Stated exercise:
Output the data that follows exactly, line for line.

Collected data:
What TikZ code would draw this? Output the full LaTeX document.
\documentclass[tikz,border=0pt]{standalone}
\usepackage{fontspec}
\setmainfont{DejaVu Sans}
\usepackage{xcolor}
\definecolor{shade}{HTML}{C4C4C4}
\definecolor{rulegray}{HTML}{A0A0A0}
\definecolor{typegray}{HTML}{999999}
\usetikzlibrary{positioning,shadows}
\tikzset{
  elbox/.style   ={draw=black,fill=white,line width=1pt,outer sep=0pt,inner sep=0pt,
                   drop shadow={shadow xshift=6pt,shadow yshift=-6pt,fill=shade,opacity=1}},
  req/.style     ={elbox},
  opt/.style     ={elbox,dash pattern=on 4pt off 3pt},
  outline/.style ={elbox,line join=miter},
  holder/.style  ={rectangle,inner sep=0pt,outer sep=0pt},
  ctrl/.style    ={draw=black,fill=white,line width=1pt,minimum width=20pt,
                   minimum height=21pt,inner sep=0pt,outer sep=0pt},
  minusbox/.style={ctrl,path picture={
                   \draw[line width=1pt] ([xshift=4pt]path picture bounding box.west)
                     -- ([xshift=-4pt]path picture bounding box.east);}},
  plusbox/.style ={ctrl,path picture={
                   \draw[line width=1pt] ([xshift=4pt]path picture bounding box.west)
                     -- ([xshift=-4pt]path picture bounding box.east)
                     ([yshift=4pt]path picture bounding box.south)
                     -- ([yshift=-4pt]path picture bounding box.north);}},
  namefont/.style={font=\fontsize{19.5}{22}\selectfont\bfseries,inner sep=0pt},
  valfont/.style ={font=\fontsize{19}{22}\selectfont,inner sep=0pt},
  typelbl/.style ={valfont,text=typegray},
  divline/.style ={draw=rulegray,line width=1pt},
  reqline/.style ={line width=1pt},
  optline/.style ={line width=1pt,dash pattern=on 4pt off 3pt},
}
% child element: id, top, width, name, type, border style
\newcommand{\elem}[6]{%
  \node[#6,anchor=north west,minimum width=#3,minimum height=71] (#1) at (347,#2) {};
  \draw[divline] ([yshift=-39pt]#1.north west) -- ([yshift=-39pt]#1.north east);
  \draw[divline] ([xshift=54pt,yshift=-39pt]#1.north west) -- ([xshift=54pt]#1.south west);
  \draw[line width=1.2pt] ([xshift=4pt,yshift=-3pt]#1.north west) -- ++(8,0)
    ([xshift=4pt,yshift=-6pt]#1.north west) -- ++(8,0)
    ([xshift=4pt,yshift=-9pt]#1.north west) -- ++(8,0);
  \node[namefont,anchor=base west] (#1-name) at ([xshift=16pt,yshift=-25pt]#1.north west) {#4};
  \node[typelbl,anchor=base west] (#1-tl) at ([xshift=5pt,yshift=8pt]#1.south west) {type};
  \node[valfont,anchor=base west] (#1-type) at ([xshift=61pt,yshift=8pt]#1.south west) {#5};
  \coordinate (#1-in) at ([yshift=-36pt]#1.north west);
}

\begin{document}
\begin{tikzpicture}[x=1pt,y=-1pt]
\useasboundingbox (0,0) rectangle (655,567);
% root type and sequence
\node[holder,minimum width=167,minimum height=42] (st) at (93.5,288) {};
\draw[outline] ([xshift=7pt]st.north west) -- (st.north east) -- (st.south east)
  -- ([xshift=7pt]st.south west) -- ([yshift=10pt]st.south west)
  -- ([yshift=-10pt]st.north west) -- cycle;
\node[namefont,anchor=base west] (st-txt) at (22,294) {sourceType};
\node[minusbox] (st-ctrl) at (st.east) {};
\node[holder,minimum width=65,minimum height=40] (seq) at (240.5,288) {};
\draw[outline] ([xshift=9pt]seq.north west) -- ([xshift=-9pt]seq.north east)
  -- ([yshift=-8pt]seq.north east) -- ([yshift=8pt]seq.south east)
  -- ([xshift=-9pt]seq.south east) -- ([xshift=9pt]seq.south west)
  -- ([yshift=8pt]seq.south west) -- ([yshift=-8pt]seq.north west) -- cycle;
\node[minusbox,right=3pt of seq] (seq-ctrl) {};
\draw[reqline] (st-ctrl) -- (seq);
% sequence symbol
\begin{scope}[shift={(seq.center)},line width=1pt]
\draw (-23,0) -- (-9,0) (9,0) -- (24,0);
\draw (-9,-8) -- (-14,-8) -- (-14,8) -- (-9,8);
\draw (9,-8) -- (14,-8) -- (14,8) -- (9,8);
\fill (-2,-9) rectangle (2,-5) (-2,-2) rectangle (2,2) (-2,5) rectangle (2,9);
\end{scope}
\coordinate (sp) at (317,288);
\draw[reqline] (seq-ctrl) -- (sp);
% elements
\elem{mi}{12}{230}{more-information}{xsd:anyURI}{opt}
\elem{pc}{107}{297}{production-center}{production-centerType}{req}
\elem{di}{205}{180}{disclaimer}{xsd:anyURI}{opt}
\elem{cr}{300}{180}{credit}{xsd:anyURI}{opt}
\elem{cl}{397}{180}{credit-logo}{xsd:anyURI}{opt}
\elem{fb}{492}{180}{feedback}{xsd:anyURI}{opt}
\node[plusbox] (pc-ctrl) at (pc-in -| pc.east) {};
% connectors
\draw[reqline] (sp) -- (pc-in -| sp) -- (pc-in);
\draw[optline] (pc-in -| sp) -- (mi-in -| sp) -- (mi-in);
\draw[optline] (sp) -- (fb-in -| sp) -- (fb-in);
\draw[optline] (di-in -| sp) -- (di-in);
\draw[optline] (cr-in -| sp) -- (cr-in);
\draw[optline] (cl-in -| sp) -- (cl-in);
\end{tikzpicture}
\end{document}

Task response:
What TikZ code would draw this? Output the full LaTeX document.
\documentclass[tikz,border=0pt]{standalone}
\usepackage{fontspec}
\setmainfont{DejaVu Sans}
\usepackage{xcolor}
\definecolor{shade}{HTML}{C4C4C4}
\definecolor{rulegray}{HTML}{A0A0A0}
\definecolor{typegray}{HTML}{999999}
\usetikzlibrary{positioning,shadows}
\tikzset{
  elbox/.style   ={draw=black,fill=white,line width=1pt,outer sep=0pt,inner sep=0pt,
                   drop shadow={shadow xshift=6pt,shadow yshift=-6pt,fill=shade,opacity=1}},
  req/.style     ={elbox},
  opt/.style     ={elbox,dash pattern=on 4pt off 3pt},
  outline/.style ={elbox,line join=miter},
  holder/.style  ={rectangle,inner sep=0pt,outer sep=0pt},
  ctrl/.style    ={draw=black,fill=white,line width=1pt,minimum width=20pt,
                   minimum height=21pt,inner sep=0pt,outer sep=0pt},
  minusbox/.style={ctrl,path picture={
                   \draw[line width=1pt] ([xshift=4pt]path picture bounding box.west)
                     -- ([xshift=-4pt]path picture bounding box.east);}},
  plusbox/.style ={ctrl,path picture={
                   \draw[line width=1pt] ([xshift=4pt]path picture bounding box.west)
                     -- ([xshift=-4pt]path picture bounding box.east)
                     ([yshift=4pt]path picture bounding box.south)
                     -- ([yshift=-4pt]path picture bounding box.north);}},
  namefont/.style={font=\fontsize{19.5}{22}\selectfont\bfseries,inner sep=0pt},
  valfont/.style ={font=\fontsize{19}{22}\selectfont,inner sep=0pt},
  typelbl/.style ={valfont,text=typegray},
  divline/.style ={draw=rulegray,line width=1pt},
  reqline/.style ={line width=1pt},
  optline/.style ={line width=1pt,dash pattern=on 4pt off 3pt},
}
% child element: id, top, width, name, type, border style
\newcommand{\elem}[6]{%
  \node[#6,anchor=north west,minimum width=#3,minimum height=71] (#1) at (347,#2) {};
  \draw[divline] ([yshift=-39pt]#1.north west) -- ([yshift=-39pt]#1.north east);
  \draw[divline] ([xshift=54pt,yshift=-39pt]#1.north west) -- ([xshift=54pt]#1.south west);
  \draw[line width=1.2pt] ([xshift=4pt,yshift=-3pt]#1.north west) -- ++(8,0)
    ([xshift=4pt,yshift=-6pt]#1.north west) -- ++(8,0)
    ([xshift=4pt,yshift=-9pt]#1.north west) -- ++(8,0);
  \node[namefont,anchor=base west] (#1-name) at ([xshift=16pt,yshift=-25pt]#1.north west) {#4};
  \node[typelbl,anchor=base west] (#1-tl) at ([xshift=5pt,yshift=8pt]#1.south west) {type};
  \node[valfont,anchor=base west] (#1-type) at ([xshift=61pt,yshift=8pt]#1.south west) {#5};
  \coordinate (#1-in) at ([yshift=-36pt]#1.north west);
}

\begin{document}
\begin{tikzpicture}[x=1pt,y=-1pt]
\useasboundingbox (0,0) rectangle (655,567);
% root type and sequence
\node[holder,minimum width=167,minimum height=42] (st) at (93.5,288) {};
\draw[outline] ([xshift=7pt]st.north west) -- (st.north east) -- (st.south east)
  -- ([xshift=7pt]st.south west) -- ([yshift=10pt]st.south west)
  -- ([yshift=-10pt]st.north west) -- cycle;
\node[namefont,anchor=base west] (st-txt) at (22,294) {sourceType};
\node[minusbox] (st-ctrl) at (st.east) {};
\node[holder,minimum width=65,minimum height=40] (seq) at (240.5,288) {};
\draw[outline] ([xshift=9pt]seq.north west) -- ([xshift=-9pt]seq.north east)
  -- ([yshift=-8pt]seq.north east) -- ([yshift=8pt]seq.south east)
  -- ([xshift=-9pt]seq.south east) -- ([xshift=9pt]seq.south west)
  -- ([yshift=8pt]seq.south west) -- ([yshift=-8pt]seq.north west) -- cycle;
\node[minusbox,right=3pt of seq] (seq-ctrl) {};
\draw[reqline] (st-ctrl) -- (seq);
% sequence symbol
\begin{scope}[shift={(seq.center)},line width=1pt]
\draw (-23,0) -- (-9,0) (9,0) -- (24,0);
\draw (-9,-8) -- (-14,-8) -- (-14,8) -- (-9,8);
\draw (9,-8) -- (14,-8) -- (14,8) -- (9,8);
\fill (-2,-9) rectangle (2,-5) (-2,-2) rectangle (2,2) (-2,5) rectangle (2,9);
\end{scope}
\coordinate (sp) at (317,288);
\draw[reqline] (seq-ctrl) -- (sp);
% elements
\elem{mi}{12}{230}{more-information}{xsd:anyURI}{opt}
\elem{pc}{107}{297}{production-center}{production-centerType}{req}
\elem{di}{205}{180}{disclaimer}{xsd:anyURI}{opt}
\elem{cr}{300}{180}{credit}{xsd:anyURI}{opt}
\elem{cl}{397}{180}{credit-logo}{xsd:anyURI}{opt}
\elem{fb}{492}{180}{feedback}{xsd:anyURI}{opt}
\node[plusbox] (pc-ctrl) at (pc-in -| pc.east) {};
% connectors
\draw[reqline] (sp) -- (pc-in -| sp) -- (pc-in);
\draw[optline] (pc-in -| sp) -- (mi-in -| sp) -- (mi-in);
\draw[optline] (sp) -- (fb-in -| sp) -- (fb-in);
\draw[optline] (di-in -| sp) -- (di-in);
\draw[optline] (cr-in -| sp) -- (cr-in);
\draw[optline] (cl-in -| sp) -- (cl-in);
\end{tikzpicture}
\end{document}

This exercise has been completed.